··· DATA EXTRACT ···

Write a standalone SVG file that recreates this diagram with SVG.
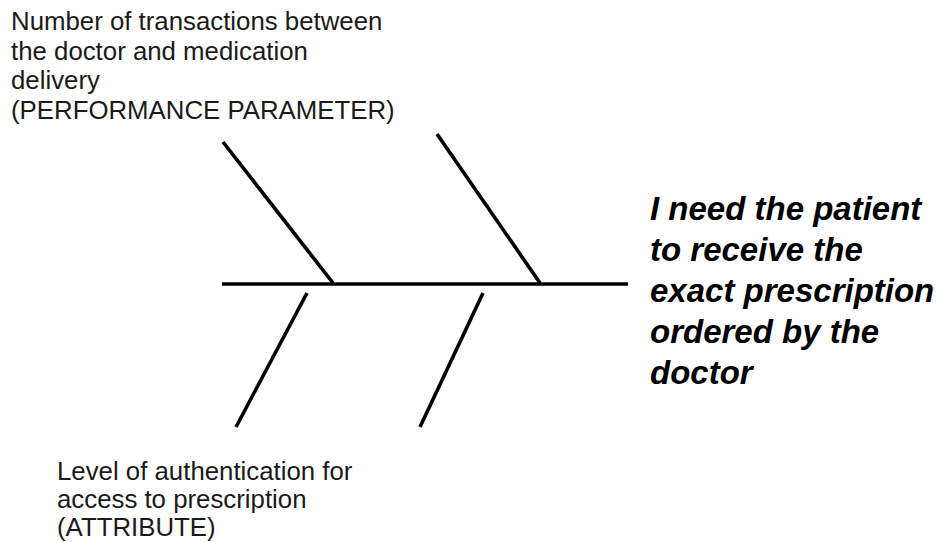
<svg xmlns="http://www.w3.org/2000/svg" width="937" height="542" viewBox="0 0 937 542">
  <style>
    .bone { stroke: #000; stroke-width: 3.6; fill: none; stroke-linecap: butt; }
    .label { font-family: "Liberation Sans", Arial, sans-serif; font-size: 25.8px; fill: #1a1a1a; }
    .effect { font-family: "Liberation Sans", Arial, sans-serif; font-size: 33px; font-weight: bold; font-style: italic; fill: #000; }
  </style>
  <rect width="937" height="542" fill="#fff"/>

  <!-- fishbone: spine and four ribs -->
  <g id="connectors">
    <line class="bone" x1="222" y1="284" x2="628" y2="284" stroke-width="4"/>
    <line class="bone" x1="223" y1="142" x2="333" y2="283"/>
    <line class="bone" x1="437" y1="134" x2="540" y2="283"/>
    <line class="bone" x1="307" y1="293" x2="236" y2="427"/>
    <line class="bone" x1="483" y1="293" x2="420" y2="427"/>
  </g>

  <g id="cause-performance">
    <text class="label">
      <tspan x="11" y="30">Number of transactions between</tspan>
      <tspan x="11" y="59.5">the doctor and medication</tspan>
      <tspan x="11" y="89">delivery</tspan>
      <tspan x="11" y="118.5">(PERFORMANCE PARAMETER)</tspan>
    </text>
  </g>

  <g id="cause-attribute">
    <text class="label">
      <tspan x="57" y="480">Level of authentication for</tspan>
      <tspan x="57" y="508">access to prescription</tspan>
      <tspan x="57" y="536">(ATTRIBUTE)</tspan>
    </text>
  </g>

  <g id="effect">
    <text class="effect">
      <tspan x="650" y="220">I need the patient</tspan>
      <tspan x="650" y="261">to receive the</tspan>
      <tspan x="650" y="302">exact prescription</tspan>
      <tspan x="650" y="343">ordered by the</tspan>
      <tspan x="650" y="384">doctor</tspan>
    </text>
  </g>
</svg>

···

WHAT TO WORK ON
Repeat the listing in full and exactly. Leave any pictures out.

CORRECT OUTPUT
Write a standalone SVG file that recreates this diagram with SVG.
<svg xmlns="http://www.w3.org/2000/svg" width="937" height="542" viewBox="0 0 937 542">
  <style>
    .bone { stroke: #000; stroke-width: 3.6; fill: none; stroke-linecap: butt; }
    .label { font-family: "Liberation Sans", Arial, sans-serif; font-size: 25.8px; fill: #1a1a1a; }
    .effect { font-family: "Liberation Sans", Arial, sans-serif; font-size: 33px; font-weight: bold; font-style: italic; fill: #000; }
  </style>
  <rect width="937" height="542" fill="#fff"/>

  <!-- fishbone: spine and four ribs -->
  <g id="connectors">
    <line class="bone" x1="222" y1="284" x2="628" y2="284" stroke-width="4"/>
    <line class="bone" x1="223" y1="142" x2="333" y2="283"/>
    <line class="bone" x1="437" y1="134" x2="540" y2="283"/>
    <line class="bone" x1="307" y1="293" x2="236" y2="427"/>
    <line class="bone" x1="483" y1="293" x2="420" y2="427"/>
  </g>

  <g id="cause-performance">
    <text class="label">
      <tspan x="11" y="30">Number of transactions between</tspan>
      <tspan x="11" y="59.5">the doctor and medication</tspan>
      <tspan x="11" y="89">delivery</tspan>
      <tspan x="11" y="118.5">(PERFORMANCE PARAMETER)</tspan>
    </text>
  </g>

  <g id="cause-attribute">
    <text class="label">
      <tspan x="57" y="480">Level of authentication for</tspan>
      <tspan x="57" y="508">access to prescription</tspan>
      <tspan x="57" y="536">(ATTRIBUTE)</tspan>
    </text>
  </g>

  <g id="effect">
    <text class="effect">
      <tspan x="650" y="220">I need the patient</tspan>
      <tspan x="650" y="261">to receive the</tspan>
      <tspan x="650" y="302">exact prescription</tspan>
      <tspan x="650" y="343">ordered by the</tspan>
      <tspan x="650" y="384">doctor</tspan>
    </text>
  </g>
</svg>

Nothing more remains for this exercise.